Pop star Rihanna says she feels she has been “punished over and over” by the attention surrounding her assault at the hands of ex-boyfriend Chris Brown.
The singer has opened up about the repercussions of the 2009 incident in an interview with Vanity Fair.
Pictures of her bruised face surfaced after the assault in Brown’s car. Asked about becoming “a poster child for victims of domestic abuse”, she said she felt forced to relive the “very serious” incident by the media.
She told the magazine: “Well, I just never understood that, like how the victim gets punished over and over. It’s in the past, and I don’t want to say, ‘Get over it,’ because it’s a very serious thing that is still relevant; it’s still real.
“A lot of women, a lot of young girls, are still going through it. A lot of young boys too. It’s not a subject to sweep under the rug, so I can’t just dismiss it like it wasn’t anything, or I don’t take it seriously.
“But, for me, and anyone who’s been a victim of domestic abuse, nobody wants to even remember it. Nobody even wants to admit it.

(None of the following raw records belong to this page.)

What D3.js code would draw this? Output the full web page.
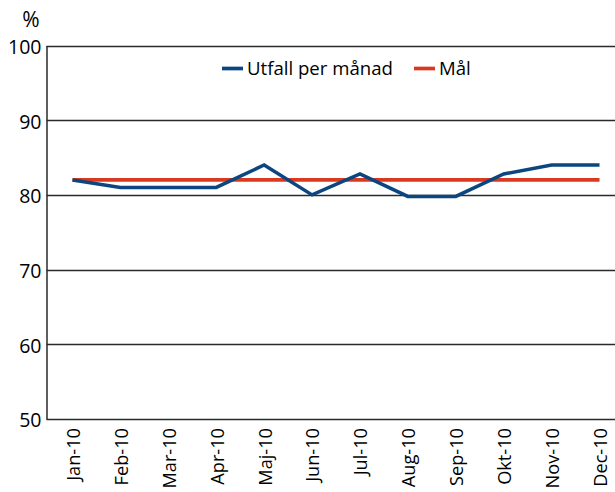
<!DOCTYPE html>
<html>
<head>
<meta charset="utf-8">
<script src="https://cdn.jsdelivr.net/npm/d3@7"></script>
<style>
  html, body { margin: 0; padding: 0; background: #fff; }
  svg { display: block; font-family: "Open Sans", "Noto Sans", sans-serif; }
</style>
</head>
<body>
<svg id="chart" width="615" height="492"></svg>
<script>
// Monthly outcome versus target, 2010
const months = ["Jan-10", "Feb-10", "Mar-10", "Apr-10", "Maj-10", "Jun-10",
                "Jul-10", "Aug-10", "Sep-10", "Okt-10", "Nov-10", "Dec-10"];
const utfall = [82, 81, 81, 81, 84, 80, 82.8, 79.8, 79.8, 82.8, 84, 84];
const mal = [82, 82, 82, 82, 82, 82, 82, 82, 82, 82, 82, 82];
const yTicks = [50, 60, 70, 80, 90, 100];
const seriesNames = ["Utfall per månad", "Mål"];
const seriesColors = ["#0b4680", "#d9391f"];

const svg = d3.select("#chart");
const plotLeft = 46.5, plotRight = 615, plotTop = 45.5, plotBottom = 419;

const x = d3.scalePoint().domain(months).range([72.5, 599.5]);
const y = d3.scaleLinear().domain([50, 100]).range([plotBottom, plotTop]);

// horizontal gridlines
svg.append("g")
  .selectAll("line")
  .data(yTicks)
  .join("line")
  .attr("x1", plotLeft).attr("x2", plotRight)
  .attr("y1", d => Math.round(y(d)) + 0.5)
  .attr("y2", d => Math.round(y(d)) + 0.5)
  .attr("stroke", "#2a2a2a")
  .attr("stroke-width", 1.3);

// y axis
const yAxis = svg.append("g")
  .attr("transform", `translate(${plotLeft},0)`)
  .call(d3.axisLeft(y).tickValues(yTicks).tickSize(0).tickPadding(5));
yAxis.select(".domain").attr("stroke", "#2a2a2a").attr("stroke-width", 1.5);
yAxis.selectAll("text")
  .attr("font-size", 19.5)
  .attr("fill", "#000")
  .attr("dy", "0.4em")
  .attr("font-family", "Open Sans, sans-serif");

svg.append("text")
  .attr("x", 31).attr("y", 27)
  .attr("text-anchor", "middle")
  .attr("font-size", 21)
  .attr("fill", "#000")
  .text("%");

// x axis labels, rotated
const xAxis = svg.append("g")
  .attr("transform", `translate(0,${plotBottom})`)
  .call(d3.axisBottom(x).tickSize(0).tickPadding(0));
xAxis.select(".domain").remove();
xAxis.selectAll("text")
  .attr("font-size", 18.2)
  .attr("fill", "#000")
  .attr("font-family", "Open Sans, sans-serif")
  .attr("text-anchor", "end")
  .attr("transform", "rotate(-90)")
  .attr("x", -9)
  .attr("y", 0.5)
  .attr("dy", "0.35em");

// series lines
const line = d3.line().x((d, i) => x(months[i])).y(d => y(d));
svg.append("path")
  .datum(mal)
  .attr("d", line)
  .attr("fill", "none")
  .attr("stroke", seriesColors[1])
  .attr("stroke-width", 3.7);
svg.append("path")
  .datum(utfall)
  .attr("d", line)
  .attr("fill", "none")
  .attr("stroke", seriesColors[0])
  .attr("stroke-width", 3.5)
  .attr("stroke-linejoin", "miter");

// legend
const legendItems = [
  { name: seriesNames[0], color: seriesColors[0], x: 222 },
  { name: seriesNames[1], color: seriesColors[1], x: 414 }
];
const lg = svg.append("g").selectAll("g").data(legendItems).join("g")
  .attr("transform", d => `translate(${d.x},68.5)`);
lg.append("line")
  .attr("x1", 0).attr("x2", 21)
  .attr("stroke", d => d.color)
  .attr("stroke-width", 3.7);
lg.append("text")
  .attr("x", 25).attr("y", 0)
  .attr("dy", "0.35em")
  .attr("font-size", 18.6)
  .attr("fill", "#000")
  .text(d => d.name);
</script>
</body>
</html>
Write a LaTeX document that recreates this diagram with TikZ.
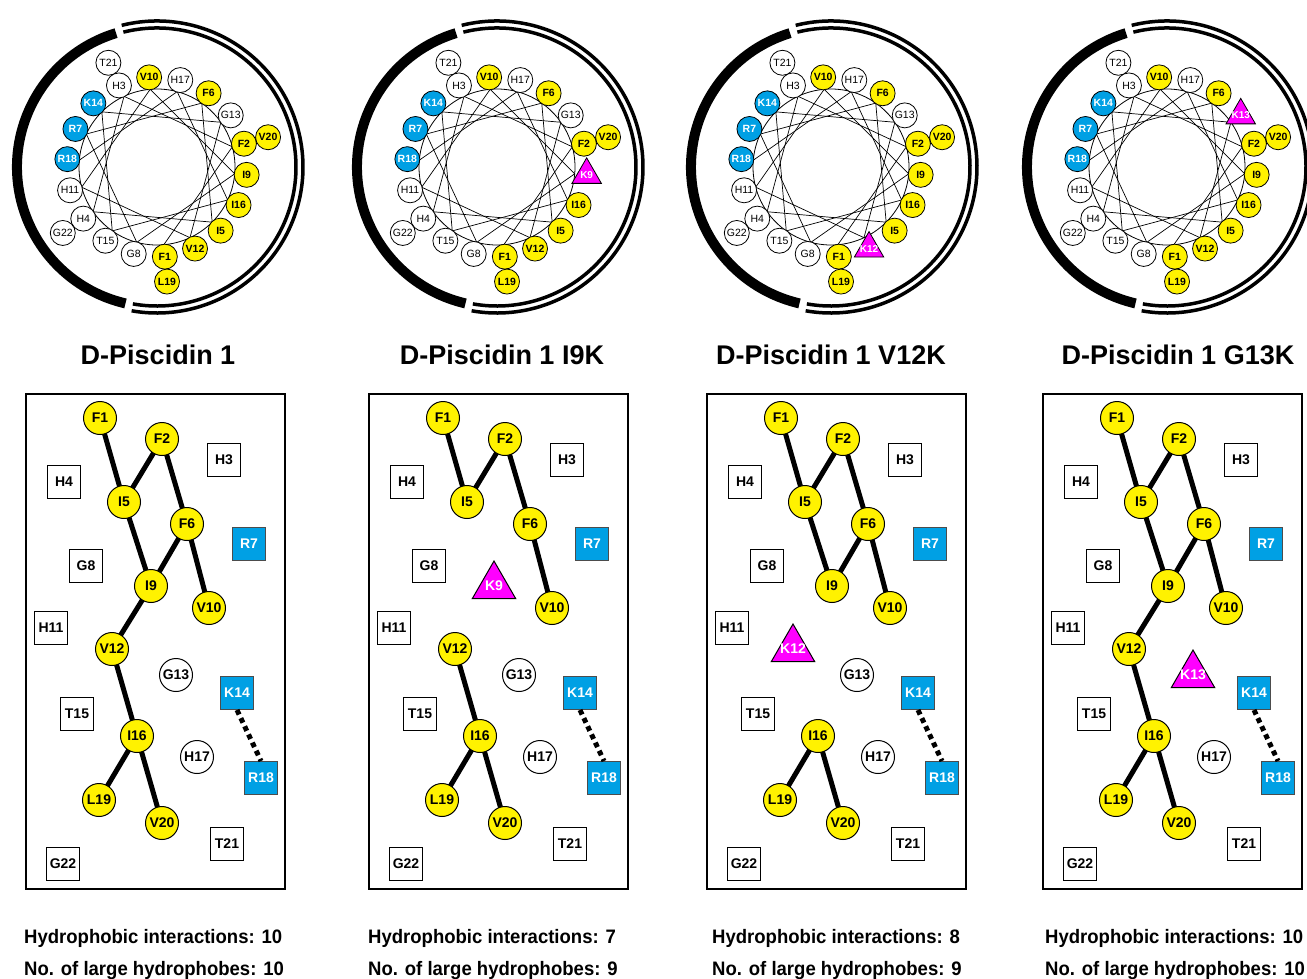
\documentclass[tikz,border=0pt]{standalone}
\usepackage{fontspec}
\setmainfont{Liberation Sans}
\usetikzlibrary{shapes.geometric,backgrounds}
\definecolor{pblue}{RGB}{0,160,228}
\definecolor{pmag}{RGB}{255,0,255}
% index/label/wheel style/net style/net x/net y
\newcommand\residuelist{1/F1/wy/ny/100/418, 2/F2/wy/ny/162/439, 3/H3/ww/ns/224/460,
  4/H4/ww/ns/64/482, 5/I5/wy/ny/124/502, 6/F6/wy/ny/187/524, 7/R7/wb/nb/249/544,
  8/G8/ww/ns/86/566, 9/I9/wy/ny/151/586, 10/V10/wy/ny/209/608, 11/H11/ww/ns/51/628,
  12/V12/wy/ny/112/649, 13/G13/ww/nw/176/675, 14/K14/wb/nb/237/693, 15/T15/ww/ns/77/714,
  16/I16/wy/ny/137/736, 17/H17/ww/nw/197/757, 18/R18/wb/nb/261/778, 19/L19/wy/ny/99/800,
  20/V20/wy/ny/162/823, 21/T21/ww/ns/227/844, 22/G22/ww/ns/63/864}
\tikzset{
  wres/.style={circle, draw, line width=0.8pt, minimum size=25pt, inner sep=0pt, font=\fontsize{10.5}{11}\selectfont},
  wy/.style={wres, fill=yellow, font=\fontsize{10.5}{11}\selectfont\bfseries},
  ww/.style={wres, fill=white},
  wb/.style={wres, fill=pblue, text=white, font=\fontsize{10.5}{11}\selectfont\bfseries},
  wmut/.style={regular polygon, regular polygon sides=3, draw, line width=0.8pt, fill=pmag, text=white,
    minimum size=34pt, inner sep=0pt, font=\fontsize{10}{11}\selectfont\bfseries},
  nres/.style={draw, line width=1pt, minimum size=33pt, inner sep=0pt, font=\fontsize{14}{15}\selectfont\bfseries},
  ny/.style={nres, circle, fill=yellow},
  nw/.style={nres, circle, fill=white},
  ns/.style={nres, rectangle, fill=white},
  nb/.style={nres, rectangle, fill=pblue, draw=black!70, text=white},
  nmut/.style={regular polygon, regular polygon sides=3, draw, line width=1pt, fill=pmag, text=white,
    minimum size=50pt, inner sep=0pt, font=\fontsize{14}{15}\selectfont\bfseries},
  chord/.style={line width=0.7pt},
  link/.style={line width=5pt},
  saltbr/.style={line width=5pt, dash pattern=on 5pt off 4pt},
  ttl/.style={anchor=base, font=\fontsize{27}{30}\selectfont\bfseries},
  stat/.style={anchor=base west, inner sep=0pt, font=\fontsize{19.5}{21}\selectfont\bfseries}
}
\begin{document}
\begin{tikzpicture}[x=1pt,y=-1pt]
\useasboundingbox (0,0) rectangle (1307,978);
\foreach \p/\wx/\nx/\mut/\ttl/\tx/\bx/\hi/\lh/\edges in {%
  1/0/0/0/D-Piscidin 1/158/24/10/10/{1/5,5/9,2/5,2/6,6/9,6/10,9/12,12/16,16/19,16/20},%
  2/340/343/9/D-Piscidin 1 I9K/502/368/7/9/{1/5,2/5,2/6,6/10,12/16,16/19,16/20},%
  3/674/681/12/D-Piscidin 1 V12K/831/712/8/9/{1/5,5/9,2/5,2/6,6/9,6/10,16/19,16/20},%
  4/1010/1017/13/D-Piscidin 1 G13K/1178/1045/10/10/{1/5,5/9,2/5,2/6,6/9,6/10,9/12,12/16,16/19,16/20}}
{
  % helical wheel
  \begin{scope}[shift={(157+\wx,167)}]
    \draw[line width=10pt] (-107:140) arc[start angle=-107, end angle=-257, radius=140];
    \draw[line width=3.5pt] (-104:146) arc[start angle=-104, end angle=100, radius=146];
    \draw[line width=3.5pt] (-104:139) arc[start angle=-104, end angle=100, radius=139];
    \draw[line width=0.8pt] (0,0) circle (78);
    \foreach \i in {1,...,18} {
      \pgfmathsetmacro\ang{85-(\i-1)*100}
      \coordinate (c\p-\i) at (\ang:78);
    }
    \foreach \i in {1,...,17} {
      \pgfmathtruncatemacro\j{\i+1}
      \draw[chord] (c\p-\i) -- (c\p-\j);
    }
    \foreach \i/\lab/\ws/\ns/\rx/\ry in \residuelist {
      \pgfmathsetmacro\ang{85-(\i-1)*100}
      \pgfmathsetmacro\rad{\i>18 ? 115 : 90}
      \ifnum\i=\mut
        \node[wmut] (w\p-\i) at (\ang:\rad) {\makebox[0pt]{K\i}};
      \else
        \node[\ws] (w\p-\i) at (\ang:\rad) {\lab};
      \fi
    }
  \end{scope}
  \node[ttl] (t\p) at (\tx,364) {\ttl};
  % helical net
  \begin{scope}[shift={(\nx,0)}]
    \draw[line width=2.5pt] (26,394) rectangle (285,889);
    \foreach \i/\lab/\ws/\ns/\rx/\ry in \residuelist {
      \ifnum\i=\mut
        \node[nmut] (n\p-\i) at (\rx,\ry) {\makebox[0pt]{K\i}};
      \else
        \node[\ns] (n\p-\i) at (\rx,\ry) {\lab};
      \fi
    }
    \begin{pgfonlayer}{background}
      \foreach \ea/\eb in \edges
        \draw[link] (n\p-\ea.center) -- (n\p-\eb.center);
    \end{pgfonlayer}
    \draw[saltbr] (n\p-14.south) -- (n\p-18.north);
  \end{scope}
  \node[stat] (hi\p) at (\bx,943) {\scalebox{0.95}[1]{Hydrophobic interactions: \hi}};
  \node[stat] (lh\p) at (\bx,975) {\scalebox{0.95}[1]{No. of large hydrophobes: \lh}};
}
\end{tikzpicture}
\end{document}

“So to talk about it and say it once, much less 200 times, is like… I have to be punished for it? It didn’t sit well with me.”
Brown was sentenced to five years of probation following the assault. But the pair got back together in 2012, and Rihanna told Vanity Fair she thought she could change him.
“I was that girl who felt that, as much pain as this relationship is, maybe some people are built stronger than others,” she said. “Maybe I’m one of those people built to handle things like this.
“Maybe I’m the person who’s almost the guardian angel to this person, to be there when they’re not strong enough, when they’re not understanding the world, when they just need someone to encourage them in a positive way and say the right thing.
“I was very protective of him. I felt that people didn’t understand him. Even after… But you know, you realise after a while that in that situation you’re the enemy.
“You want the best for them, but if you remind them of their failures, or if you remind them of bad moments in their life, or even if you say I’m willing to put up with something, they think less of you – because they know you don’t deserve what they’re going to give.
“And if you put up with it, maybe you are agreeing that you [deserve] this, and that’s when I finally had to say, ‘Uh-oh, I was stupid thinking I was built for this.’ Sometimes you just have to walk away.”
She told the magazine she does not hate Brown and would “care about him until the day I die”. But she added: “We’re not friends, but it’s not like we’re enemies. We don’t have much of a relationship now.